▸ BRIEF
Reproduce the material below line by line, beginning with its first line and ending with the line that contains "from matplotlib.ticker import"; leave out pictures.

▸ PROVIDED MATERIAL
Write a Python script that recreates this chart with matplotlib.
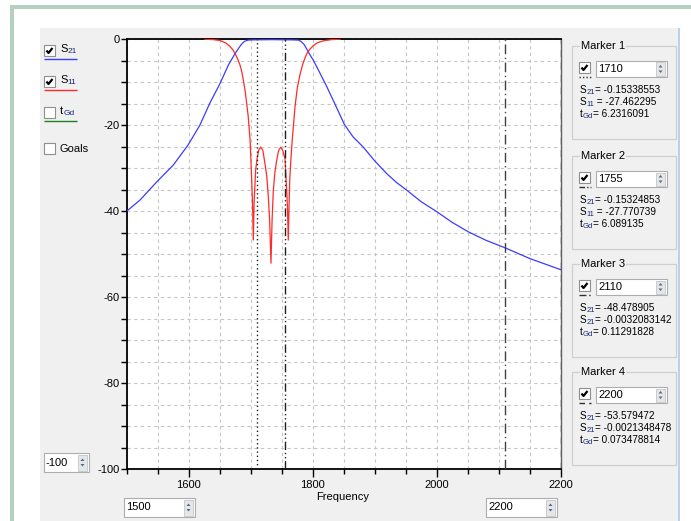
import matplotlib
matplotlib.use("Agg")
import matplotlib.pyplot as plt
from matplotlib.patches import Rectangle, Polygon
from matplotlib.lines import Line2D
from matplotlib.ticker import FixedLocator, MultipleLocator

plt.rcParams['font.family'] = ['Liberation Sans', 'DejaVu Sans']
plt.rcParams['axes.unicode_minus'] = False

# ---------------- data ----------------
s21_freq = [1500, 1521.5, 1549, 1575, 1599, 1618, 1634, 1650.5, 1664, 1675, 1681,
            1685.5, 1690, 1696, 1705, 1734, 1765, 1772, 1776.8, 1781, 1786, 1790,
            1795, 1801, 1810, 1822.6, 1835, 1851, 1865, 1881.6, 1900, 1919, 1935,
            1951.6, 1975, 2000, 2025, 2051, 2080, 2110, 2150, 2200]
s21_db = [-40.0, -37.4, -33.1, -29.3, -24.6, -20.0, -14.9, -10.3, -6.0, -3.3, -2.0,
          -1.1, -0.5, -0.2, -0.15, -0.1, -0.15, -0.18, -0.2, -0.5, -1.2, -2.2,
          -3.5, -4.9, -7.4, -11.0, -14.8, -19.8, -22.7, -25.1, -28.3, -31.2, -33.3,
          -35.1, -37.8, -40.1, -42.6, -44.8, -46.8, -48.5, -51.0, -53.6]

s11_freq = [1626, 1640, 1650.5, 1660, 1666.6, 1671, 1674.7, 1679, 1682.7, 1686,
            1690.8, 1693.5, 1696, 1699, 1701.6, 1703, 1704.2, 1705.5, 1708, 1710.6,
            1713, 1716, 1719.5, 1723, 1726, 1728.4, 1730.5, 1732.7, 1734.5, 1736.5,
            1739, 1742, 1745, 1748.4, 1751.5, 1755.3, 1758, 1759.3, 1760.6, 1762,
            1763, 1765, 1767, 1771.5, 1775, 1779.5, 1784, 1788, 1791, 1795.6, 1801,
            1808, 1818, 1830, 1844]
s11_db = [0.0, -0.1, -0.3, -0.9, -1.7, -2.4, -3.3, -4.6, -6.0, -7.8,
          -11.8, -14.9, -18.0, -23.4, -32.7, -38.5, -46.7, -38.0, -30.4, -27.5,
          -25.8, -25.1, -25.8, -28.9, -32.0, -36.6, -42.0, -52.1, -42.0, -35.1,
          -31.0, -28.1, -25.9, -25.1, -25.8, -27.8, -35.1, -39.0, -46.7, -38.0,
          -32.7, -27.5, -23.4, -15.7, -11.5, -8.2, -5.8, -4.2, -3.2, -2.3, -1.5,
          -0.8, -0.35, -0.1, 0.0]

marker_freqs = [1710, 1755, 2110, 2200]
marker_titles = ["Marker 1", "Marker 2", "Marker 3", "Marker 4"]
marker_values = ["1710", "1755", "2110", "2200"]
# each readout line: (symbol, subscript, rest)
marker_lines = [
    [("S", "21", "= -0.15338553"), ("S", "11", " = -27.462295"), ("t", "Gd", "= 6.2316091")],
    [("S", "21", "= -0.15324853"), ("S", "11", " = -27.770739"), ("t", "Gd", "= 6.089135")],
    [("S", "21", "= -48.478905"), ("S", "21", "= -0.0032083142"), ("t", "Gd", "= 0.11291828")],
    [("S", "21", "= -53.579472"), ("S", "21", "= -0.0021348478"), ("t", "Gd", "= 0.073478814")],
]
x_ticklabels = ["1600", "1800", "2000", "2200"]
y_ticklabels = ["0", "-20", "-40", "-60", "-80", "-100"]
x_min, x_max = 1500, 2200
y_min, y_max = -100, 0

# ---------------- figure ----------------
W, H = 691, 521
fig = plt.figure(figsize=(W / 100, H / 100), dpi=100, facecolor='white')
renderer = fig.canvas.get_renderer()


def fx(x):
    return x / W


def fy(y):
    return 1 - y / H


def rect(x, y, w, h, fc, ec='none', lw=1.0, z=1):
    fig.add_artist(Rectangle((fx(x), fy(y + h)), w / W, h / H, transform=fig.transFigure,
                             facecolor=fc, edgecolor=ec, lw=lw, zorder=z))


def line(xs, ys, color, lw=1.0, ls='-', z=3):
    fig.add_artist(Line2D([fx(v) for v in xs], [fy(v) for v in ys], transform=fig.transFigure,
                          color=color, lw=lw, ls=ls, zorder=z, solid_capstyle='butt'))


def text(x, y, s, size=8, ha='left', color='black', z=5, **kw):
    return fig.text(fx(x), fy(y), s, fontsize=size, ha=ha, va='center', color=color, zorder=z, **kw)


def sub_text(x, y, sym, sub, rest, size=7.2, subsize=5.5, subcolor='#1a2a7a'):
    t = text(x, y, sym, size=size)
    x += t.get_window_extent(renderer).width
    t = text(x, y + 2.2, sub, size=subsize, color=subcolor)
    x += t.get_window_extent(renderer).width
    if rest:
        text(x, y, rest, size=size)


def checkbox(x, y, checked, size=11):
    rect(x, y, size, size, 'white', '#8e8f8f', lw=0.8, z=4)
    if checked:
        line([x + 2.5, x + 4.5, x + 8.5], [y + 5.5, y + 8, y + 3], 'black', lw=1.6, z=5)


def spinbox(x, y, w, h, value):
    rect(x, y, w, h, 'white', '#abadb3', lw=0.8, z=4)
    text(x + 2, y + h / 2, value, size=8, z=6)
    bx = x + w - 11
    rect(bx, y + 1.5, 9, h - 3, '#e6e6e6', '#c5c5c5', lw=0.6, z=5)
    cx = bx + 4.5
    my = y + h / 2
    fig.add_artist(Polygon([(fx(cx - 2), fy(my - 1.5)), (fx(cx + 2), fy(my - 1.5)), (fx(cx), fy(my - 4))],
                           closed=True, transform=fig.transFigure, fc='#4d6a96', ec='none', zorder=6))
    fig.add_artist(Polygon([(fx(cx - 2), fy(my + 1.5)), (fx(cx + 2), fy(my + 1.5)), (fx(cx), fy(my + 4))],
                           closed=True, transform=fig.transFigure, fc='#4d6a96', ec='none', zorder=6))


# window background / frame
rect(10, 5, 4, H - 5, '#b5d0c3', z=0)
rect(10, 5, W - 10, 4, '#b5d0c3', z=0)
rect(40, 28, 638, H - 28, '#f0f0f0', z=0)
rect(678, 28, 1.5, H - 28, '#b9d1ea', z=0)

# ---------------- axes ----------------
ax_left, ax_right, ax_top, ax_bot = 126.7, 560.7, 39.2, 469.2
ax = fig.add_axes([fx(ax_left), fy(ax_bot), (ax_right - ax_left) / W, (ax_bot - ax_top) / H])
ax.set_facecolor('white')
ax.set_xlim(x_min, x_max)
ax.set_ylim(y_min, y_max)

ax.xaxis.set_major_locator(FixedLocator([1600, 1800, 2000, 2200]))
ax.set_xticklabels(x_ticklabels)
ax.xaxis.set_minor_locator(MultipleLocator(50))
ax.yaxis.set_major_locator(FixedLocator([0, -20, -40, -60, -80, -100]))
ax.set_yticklabels(y_ticklabels)
ax.yaxis.set_minor_locator(MultipleLocator(5))
ax.tick_params(axis='x', which='major', direction='out', length=6, width=1, labelsize=8, pad=2)
ax.tick_params(axis='x', which='minor', direction='out', length=3.5, width=1)
ax.tick_params(axis='y', which='both', direction='out', length=4, width=1, labelsize=8, pad=1)

ax.grid(True, which='minor', color='#c6c6c6', lw=0.8, ls=(0, (3, 3)))
ax.grid(True, which='major', color='#c6c6c6', lw=0.8, ls=(0, (3, 3)))
ax.set_axisbelow(True)
for side in ['left', 'bottom', 'top']:
    ax.spines[side].set_color('black')
    ax.spines[side].set_linewidth(1.3)
ax.spines['right'].set_color('#606060')
ax.spines['right'].set_linewidth(1.0)

ax.plot(s21_freq, s21_db, color='#3c3cff', lw=0.9, zorder=4)
ax.plot(s11_freq, s11_db, color='#ff2a2a', lw=0.9, zorder=4)

marker_styles = [(0, (1, 2)), (0, (6, 2, 1, 2, 1, 2)), (0, (7, 2.5, 1, 2.5)), (0, (5, 4))]
marker_colors = ['#202020', '#202020', '#404040', '#404040']
for f, ls, c in zip(marker_freqs, marker_styles, marker_colors):
    ax.axvline(f, color=c, lw=1.0, ls=ls, zorder=5)

fig.text(fx(343), fy(497), "Frequency", fontsize=8, ha='center', va='center')

# ---------------- left panel ----------------
checkbox(44, 45, True)
sub_text(60, 49, "S", "21", "", size=8, subsize=6)
line([44, 77], [59, 59], '#3c3cff', lw=1.0)
checkbox(44, 76, True)
sub_text(60, 80, "S", "11", "", size=8, subsize=6)
line([44, 77], [90, 90], '#ff2a2a', lw=1.0)
checkbox(44, 107, False)
sub_text(60, 111, "t", "Gd", "", size=8, subsize=6)
line([44, 77], [121, 121], '#1f7f1f', lw=1.0)
checkbox(44, 143, False)
text(60, 149, "Goals")

spinbox(44, 453, 45, 19, "-100")
spinbox(124, 498, 71, 19, "1500")
spinbox(486, 498, 71, 19, "2200")

# ---------------- marker panel ----------------
title_ys = [46, 156, 264, 372]
glyph_styles = [(0, (1, 1.5)), (0, (4, 1.5, 1, 1.5, 1, 1.5)), (0, (5, 2, 1, 2)), (0, (4, 3))]
for ty, title, val, lines_, gls in zip(title_ys, marker_titles, marker_values, marker_lines, glyph_styles):
    rect(572, ty, 104, 93, 'none', '#cfcfcf', lw=0.9, z=3)
    fig.text(fx(581), fy(ty), title, fontsize=8, ha='left', va='center', zorder=6,
             bbox=dict(facecolor='#f0f0f0', edgecolor='none', pad=1.0))
    checkbox(579, ty + 16, True)
    line([579, 591], [ty + 31, ty + 31], '#303030', lw=1.0, ls=gls, z=5)
    spinbox(596, ty + 15, 71, 16, val)
    for k, (sym, sub, rest) in enumerate(lines_):
        sub_text(580, ty + 44 + 12 * k, sym, sub, rest)

fig.savefig("out.png", dpi=100, facecolor=fig.get_facecolor())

▸ TASK SOLUTION
Write a Python script that recreates this chart with matplotlib.
import matplotlib
matplotlib.use("Agg")
import matplotlib.pyplot as plt
from matplotlib.patches import Rectangle, Polygon
from matplotlib.lines import Line2D
from matplotlib.ticker import FixedLocator, MultipleLocator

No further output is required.